* [BRIEF] Print exactly what lies from the line with "Emit a Python" down to the line with "from matplotlib.patches import Rectangle", counting both of those lines, but not the pictures.

* [MATERIAL PROVIDED]

>>>>>

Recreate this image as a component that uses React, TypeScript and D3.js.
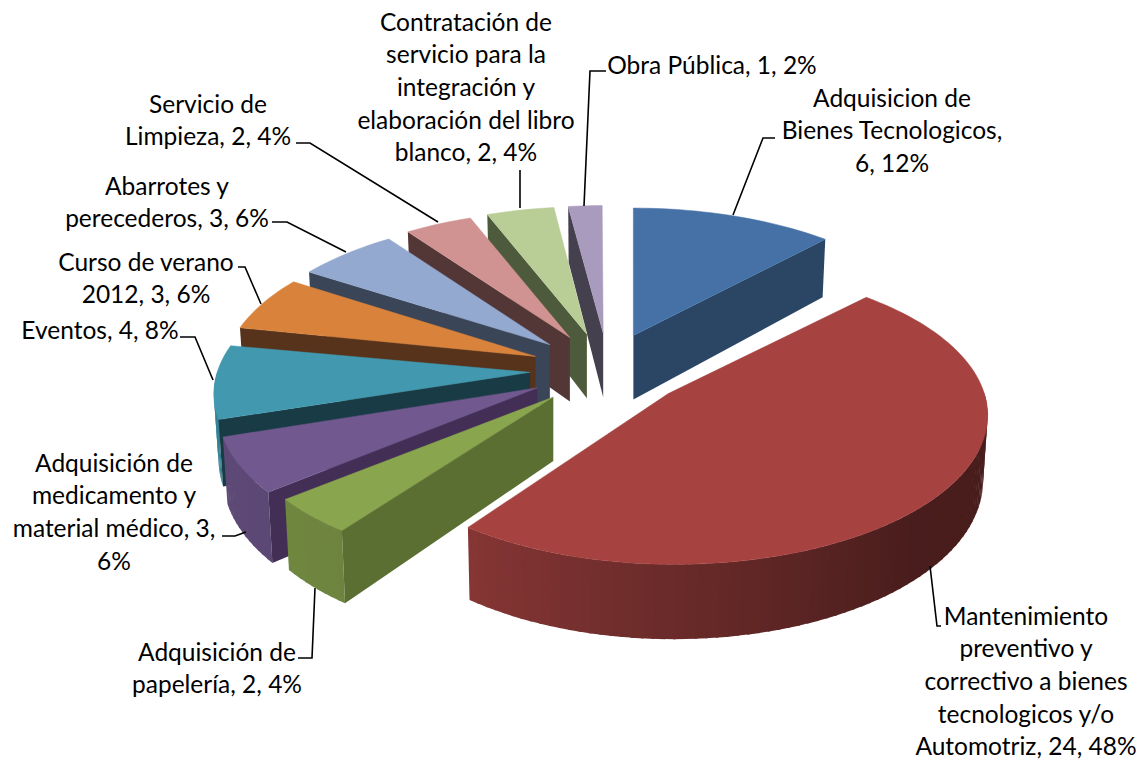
import React from "react";
import * as d3 from "d3";

const W = 1144;
const H = 762;

// data, clockwise from 12 o'clock
const categories = [
  "Adquisicion de Bienes Tecnologicos",
  "Mantenimiento preventivo y correctivo a bienes tecnologicos y/o Automotriz",
  "Adquisición de papelería",
  "Adquisición de medicamento y material médico",
  "Eventos",
  "Curso de verano 2012",
  "Abarrotes y perecederos",
  "Servicio de Limpieza",
  "Contratación de servicio para la integración y elaboración del libro blanco",
  "Obra Pública",
];
const counts = [6, 24, 2, 3, 4, 3, 3, 2, 2, 1];
const topColors = ["#4571a7", "#a64341", "#89a54e", "#71588f", "#4198af", "#d9823b", "#93a9cf", "#d19392", "#b9cd96", "#a99bbd"];
const faceColors = ["#2b4565", "#5e2624", "#5b6f33", "#432f56", "#193b46", "#57331b", "#3a4558", "#533737", "#4e5a3c", "#45404e"];

const labelLines = [
  ["Adquisicion de", "Bienes Tecnologicos,", "6, 12%"],
  ["Mantenimiento", "preventivo y", "correctivo a bienes", "tecnologicos y/o", "Automotriz, 24, 48%"],
  ["Adquisición de", "papelería, 2, 4%"],
  ["Adquisición de", "medicamento y", "material médico, 3,", "6%"],
  ["Eventos, 4, 8%"],
  ["Curso de verano", "2012, 3, 6%"],
  ["Abarrotes y", "perecederos, 3, 6%"],
  ["Servicio de", "Limpieza, 2, 4%"],
  ["Contratación de", "servicio para la", "integración y", "elaboración del libro", "blanco, 2, 4%"],
  ["Obra Pública, 1, 2%"],
];
const labelCenterX = [892, 1026, 217, 114, 100, 146, 167, 208, 466, 712];
const labelFirstY = [97, 615, 651, 462, 329, 261, 185, 103, 21, 64];
const leaders: [number, number][][] = [
  [[775, 138], [763, 138], [733, 215]],
  [[941, 626], [937, 626], [930, 566]],
  [[298, 658], [312, 658], [315, 588]],
  [[222, 536], [235, 536], [246, 532]],
  [[180, 337], [195, 337], [213, 380]],
  [[238, 267], [245, 267], [261, 304]],
  [[272, 222], [287, 222], [346, 252]],
  [[296, 143], [310, 143], [438, 222]],
  [[520, 170], [520, 208]],
  [[606, 71], [590, 71], [584, 206]],
];

// projection settings
const cx = 605, cy = 370;
const explodeX = 77, explodeY = 37;
const Rx = 310, Ry = 146;
const persp = 0.145;
const depth = 64;
const lean = 0.012;
// small per-wedge corrections for the reference's off-axis perspective
const rimShiftX = [0, 10, -4, -6, -1, 3, 3, 3, 2, 2];
const rimShiftY = [0, 0, 0, 2, 0, -2, 0, 0, 0, 0];
const apexShiftX = [0, 4, 1, 0, 2, 2, 1, 2, 1, 3];

const pieGen = d3.pie<number>().sort(null).value((d) => d).startAngle(0).endAngle(2 * Math.PI);
const arcs = pieGen(counts);

const wallShade = d3.scaleLinear<number>()
  .domain([0.7, 2.4, 3.77, 4.9])
  .range([0.42, 0.44, 0.8, 0.86])
  .clamp(true);

type P = [number, number];
const poly = (pts: P[]) => d3.line()(pts) + "Z";

function wedgeGeom(a: d3.PieArcDatum<number>) {
  const mid = (a.startAngle + a.endAngle) / 2;
  const ax = cx + explodeX * Math.sin(mid);
  const ay = cy - explodeY * Math.cos(mid);
  const rim = (t: number): P => {
    const s = 1 / (1 + persp * Math.cos(t));
    return [
      ax + rimShiftX[a.index] + Rx * Math.sin(t) * s,
      ay + rimShiftY[a.index] - Ry * Math.cos(t) * s,
    ];
  };
  const low = (p: P, t: number): P => {
    const s = 1 / (1 + persp * Math.cos(t));
    return [p[0] + (cx - p[0]) * lean, p[1] + depth * s];
  };
  return { ax: ax + apexShiftX[a.index], ay, rim, low };
}

function Wedge({ a }: { a: d3.PieArcDatum<number> }) {
  const { ax, ay, rim, low } = wedgeGeom(a);
  const i = a.index;
  const n = Math.max(2, Math.ceil((a.endAngle - a.startAngle) / 0.03));
  const dt = (a.endAngle - a.startAngle) / n;
  const ts = d3.range(n).map((k) => a.startAngle + dt * k);
  const apex: P = [ax, ay];
  const apexLow: P = [ax, ay + depth];
  const base = d3.rgb(topColors[i]);
  const faces: React.ReactNode[] = [];
  const radial = (t: number, key: string) => {
    const r = rim(t);
    const l = low(r, t);
    faces.push(<path key={key} d={poly([apex, r, l, apexLow])} fill={faceColors[i]} />);
  };
  if (Math.sin(a.startAngle) < -1e-6) radial(a.startAngle, "s");
  if (Math.sin(a.endAngle) > 1e-6) radial(a.endAngle, "e");
  const walls = ts.map((t, k) => {
    const mid = t + dt / 2;
    if (Math.cos(mid) > 0.02) return null;
    const shade = wallShade(mid);
    const c = d3.rgb(base.r * shade, base.g * shade, base.b * shade).formatHex();
    // a little overlap with the previous band hides anti-aliased seams
    const from = k === 0 ? t : t - dt * 0.25;
    const p1 = rim(from);
    const p2 = rim(t + dt);
    return <path key={k} d={poly([p1, p2, low(p2, t + dt), low(p1, from)])} fill={c} />;
  });
  const top = [apex, ...d3.range(n + 1).map((k) => rim(a.startAngle + dt * k))];
  return (
    <g>
      {walls}
      {faces}
      <path d={poly(top)} fill={topColors[i]} stroke={topColors[i]} strokeWidth={0.5} />
    </g>
  );
}

const FONT_SIZE = 24.5;
const LINE_H = 32.7;

export default function App() {
  const order = arcs.slice().sort((p, q) => d3.ascending(wedgeGeom(p).ay, wedgeGeom(q).ay));
  const leaderLine = d3.line();
  return (
    <svg
      width={W}
      height={H}
      viewBox={`0 0 ${W} ${H}`}
      style={{ position: "absolute", left: 0, top: 0, background: "#fff" }}
    >
      <g>
        {order.map((a) => (
          <Wedge key={a.index} a={a} />
        ))}
      </g>
      <g fill="none" stroke="#000" strokeWidth={1.6}>
        {leaders.map((l, i) => (
          <path key={i} d={leaderLine(l)!} />
        ))}
      </g>
      <g fontFamily="Lato, 'Open Sans', sans-serif" fontSize={FONT_SIZE} fill="#000" textAnchor="middle">
        {labelLines.map((lines, i) =>
          lines.map((t, j) => (
            <text key={categories[i] + j} x={labelCenterX[i]} y={labelFirstY[i] + j * LINE_H} dominantBaseline="central">
              {t}
            </text>
          ))
        )}
      </g>
    </svg>
  );
}
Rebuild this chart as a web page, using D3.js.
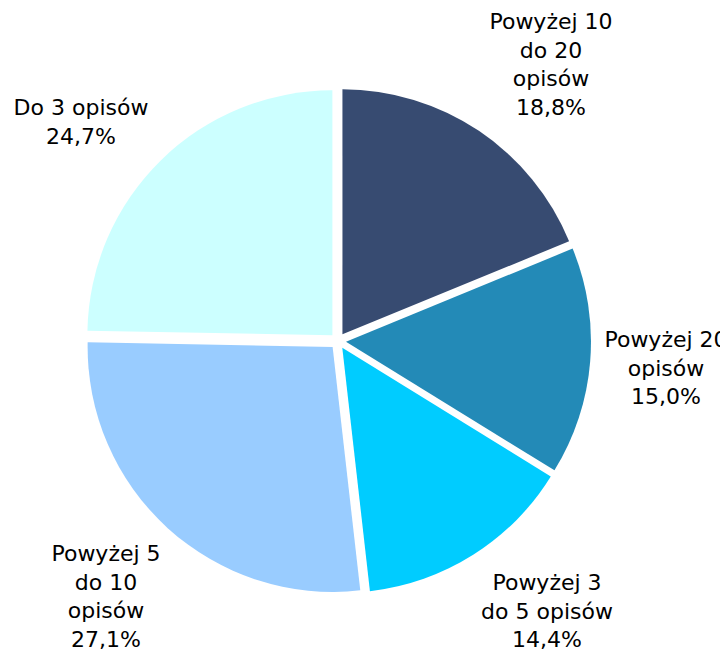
<!DOCTYPE html>
<html>
<head>
<meta charset="utf-8">
<script src="https://cdn.jsdelivr.net/npm/d3@7"></script>
<style>
  body { margin: 0; background: #fff; }
  svg { display: block; }
  text { font-family: Verdana, "DejaVu Sans", sans-serif; font-size: 22px; fill: #000; }
</style>
</head>
<body>
<div id="chart"></div>
<script>
// categories and shares (%), clockwise from 12 o'clock
var categories = [
	["Powyżej 10", "do 20", "opisów"],
	["Powyżej 20", "opisów"],
	["Powyżej 3", "do 5 opisów"],
	["Powyżej 5", "do 10", "opisów"],
	["Do 3 opisów"]
];
var shares = [18.8, 15.0, 14.4, 27.1, 24.7];
var colors = ["#374b71", "#238ab7", "#00ccff", "#99ccff", "#ccffff"];

var width = 720, height = 651;
var cx = 338, cy = 341, radius = 245, explode = 8;

// label anchors (centre x, first baseline) set by hand like Excel does
var labelAnchors = [
	[551, 29],
	[666, 347],
	[547, 590],
	[106, 561],
	[81, 115]
];
var lineStep = 28.5;

var svg = d3.select("#chart").append("svg")
	.attr("width", width)
	.attr("height", height);

var pie = d3.pie().sort(null).value(function(d){ return d; });
var arcs = pie(shares);

var arc = d3.arc().innerRadius(0).outerRadius(radius);

var g = svg.append("g").attr("transform", "translate(" + cx + "," + cy + ")");

g.selectAll("path")
	.data(arcs)
	.enter()
	.append("path")
	.attr("transform", function(d){
		var mid = (d.startAngle + d.endAngle) / 2;
		return "translate(" + (Math.sin(mid) * explode) + "," + (-Math.cos(mid) * explode) + ")";
	})
	.attr("d", arc)
	.attr("fill", function(d, i){ return colors[i]; });

var fmt = function(v){ return v.toFixed(1).replace(".", ",") + "%"; };

var labels = svg.selectAll("text.lbl")
	.data(arcs)
	.enter()
	.append("text")
	.attr("class", "lbl")
	.attr("text-anchor", "middle")
	.attr("transform", function(d, i){
		return "translate(" + labelAnchors[i][0] + "," + labelAnchors[i][1] + ")";
	});

labels.each(function(d, i){
	var lines = categories[i].concat([fmt(shares[i])]);
	d3.select(this).selectAll("tspan")
		.data(lines)
		.enter()
		.append("tspan")
		.attr("x", 0)
		.attr("y", function(l, j){ return j * lineStep; })
		.text(function(l){ return l; });
});
</script>
</body>
</html>
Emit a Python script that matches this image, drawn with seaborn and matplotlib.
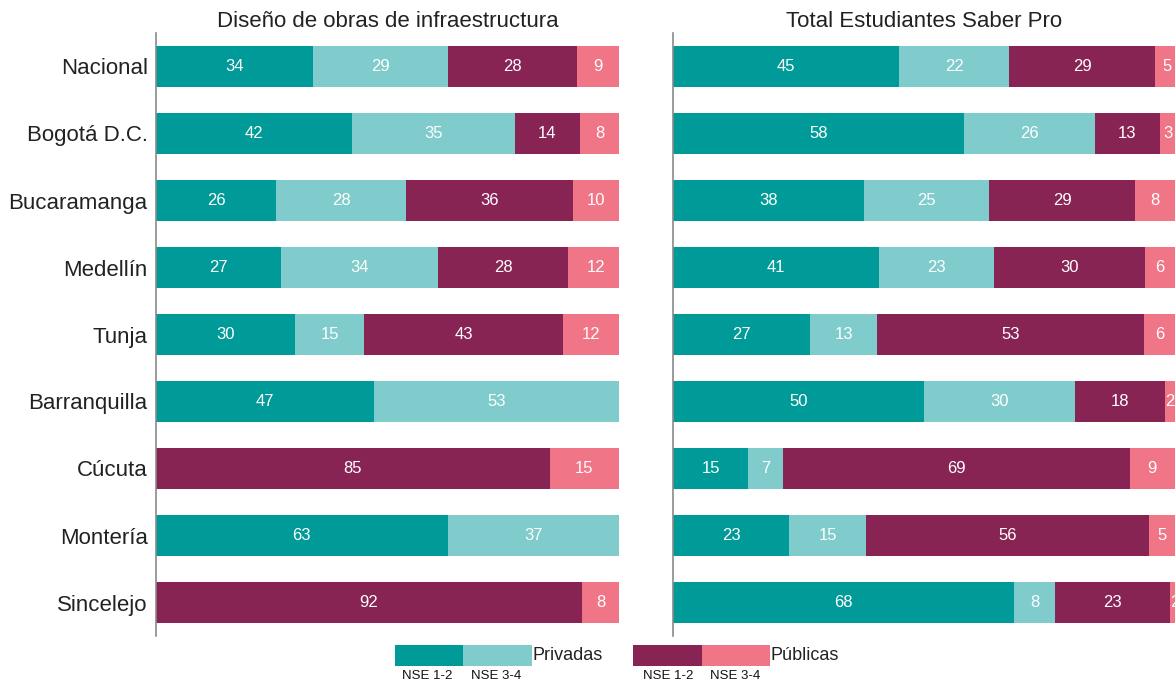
"""Stacked horizontal bars: student share by school type and socioeconomic level."""

import matplotlib.pyplot as plt
import numpy as np
import pandas as pd
import seaborn as sns
from matplotlib.patches import Rectangle

CITIES = [
    "Nacional", "Bogotá D.C.", "Bucaramanga", "Medellín", "Tunja",
    "Barranquilla", "Cúcuta", "Montería", "Sincelejo",
]
SEGMENTS = ["Privadas NSE 1-2", "Privadas NSE 3-4", "Públicas NSE 1-2", "Públicas NSE 3-4"]
COLORS = ["#009a99", "#80cbcb", "#872453", "#ef7587"]

# Diseño de obras de infraestructura (decimals)
DISENO_PRIV_12 = [34, 42.3, 26, 27, 30, 47, 0, 63, 0]
DISENO_PRIV_34 = [29, 35.2, 28, 34, 15, 53, 0, 37, 0]
DISENO_PUB_12 = [28, 14.1, 36, 28, 43, 0, 85, 0, 92]
DISENO_PUB_34 = [9, 8.4, 10, 12, 12, 0, 15, 0, 8]

# Total Estudiantes Saber Pro
TOTAL_PRIV_12 = [45, 58, 38, 41, 27.3, 50, 15, 23.2, 68]
TOTAL_PRIV_34 = [22, 26, 25, 23, 13.4, 30, 7, 15.3, 8]
TOTAL_PUB_12 = [29, 13, 29, 30, 53.2, 18, 69, 56.3, 23]
TOTAL_PUB_34 = [5, 3, 8, 6, 6.1, 2, 9, 5.2, 2]

TITLES = ["Diseño de obras de infraestructura", "Total Estudiantes Saber Pro"]


def build_frame(*series):
    df = pd.DataFrame(dict(zip(SEGMENTS, series)), index=CITIES)
    df.index.name = "ciudad"
    return df


def draw_panel(ax, df, title, show_labels):
    cum = df.cumsum(axis=1)
    # draw cumulative totals from the outermost segment inwards so they stack
    for seg, color in reversed(list(zip(SEGMENTS, COLORS))):
        sns.barplot(
            x=cum[seg].values, y=CITIES, orient="h", color=color,
            width=0.6, saturation=1, linewidth=0, ax=ax,
        )
    starts = cum - df
    for i, city in enumerate(CITIES):
        for seg in SEGMENTS:
            val = df.loc[city, seg]
            if val <= 0:
                continue
            ax.text(
                starts.loc[city, seg] + val / 2, i, f"{val:.0f}",
                ha="center", va="center", color="white", fontsize=12,
                clip_on=False,
            )
    ax.set_xlim(0, 100)
    ax.set_ylim(8.5, -0.5)
    ax.set_title(title, fontsize=16, color="#222222", pad=4)
    ax.set_xlabel("")
    ax.set_ylabel("")
    ax.set_xticks([])
    ax.tick_params(axis="y", length=0, labelsize=16, labelcolor="#222222", pad=6)
    if not show_labels:
        ax.set_yticklabels([])
    for side in ["top", "right", "bottom"]:
        ax.spines[side].set_visible(False)
    ax.spines["left"].set_color("#8a8a8a")
    ax.spines["left"].set_linewidth(1.2)


def draw_legend(fig):
    W, H = 1176, 685

    def box(x0, x1, color):
        fig.add_artist(Rectangle(
            (x0 / W, 1 - 666 / H), (x1 - x0) / W, 21 / H,
            transform=fig.transFigure, facecolor=color, edgecolor="none",
        ))

    box(395, 463, COLORS[0])
    box(463, 532, COLORS[1])
    box(633, 702, COLORS[2])
    box(702, 770, COLORS[3])
    fig.text(532 / W, 1 - 656 / H, "Privadas", fontsize=13, va="center", color="#222222")
    fig.text(771 / W, 1 - 656 / H, "Públicas", fontsize=13, va="center", color="#222222")
    for x in [402, 643]:
        fig.text(x / W, 1 - 676 / H, "NSE 1-2", fontsize=9.5, va="center", color="#111111")
    for x in [471, 710]:
        fig.text(x / W, 1 - 676 / H, "NSE 3-4", fontsize=9.5, va="center", color="#111111")


def main():
    sns.set_theme(style="white")
    plt.rcParams["font.family"] = ["Liberation Sans", "DejaVu Sans"]

    W, H = 1176, 685
    fig = plt.figure(figsize=(W / 100, H / 100), dpi=100)
    bottom, top = 636, 33
    ax_left = fig.add_axes([156 / W, 1 - bottom / H, 463 / W, (bottom - top) / H])
    ax_right = fig.add_axes([673 / W, 1 - bottom / H, 502 / W, (bottom - top) / H])

    diseno = build_frame(DISENO_PRIV_12, DISENO_PRIV_34, DISENO_PUB_12, DISENO_PUB_34)
    total = build_frame(TOTAL_PRIV_12, TOTAL_PRIV_34, TOTAL_PUB_12, TOTAL_PUB_34)

    draw_panel(ax_left, diseno, TITLES[0], show_labels=True)
    draw_panel(ax_right, total, TITLES[1], show_labels=False)
    draw_legend(fig)

    fig.savefig("out.png", dpi=100)
    plt.close(fig)


if __name__ == "__main__":
    main()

<<<<<

* [RESPONSE TO THIS TASK]
Emit a Python script that matches this image, drawn with seaborn and matplotlib.
"""Stacked horizontal bars: student share by school type and socioeconomic level."""

import matplotlib.pyplot as plt
import numpy as np
import pandas as pd
import seaborn as sns
from matplotlib.patches import Rectangle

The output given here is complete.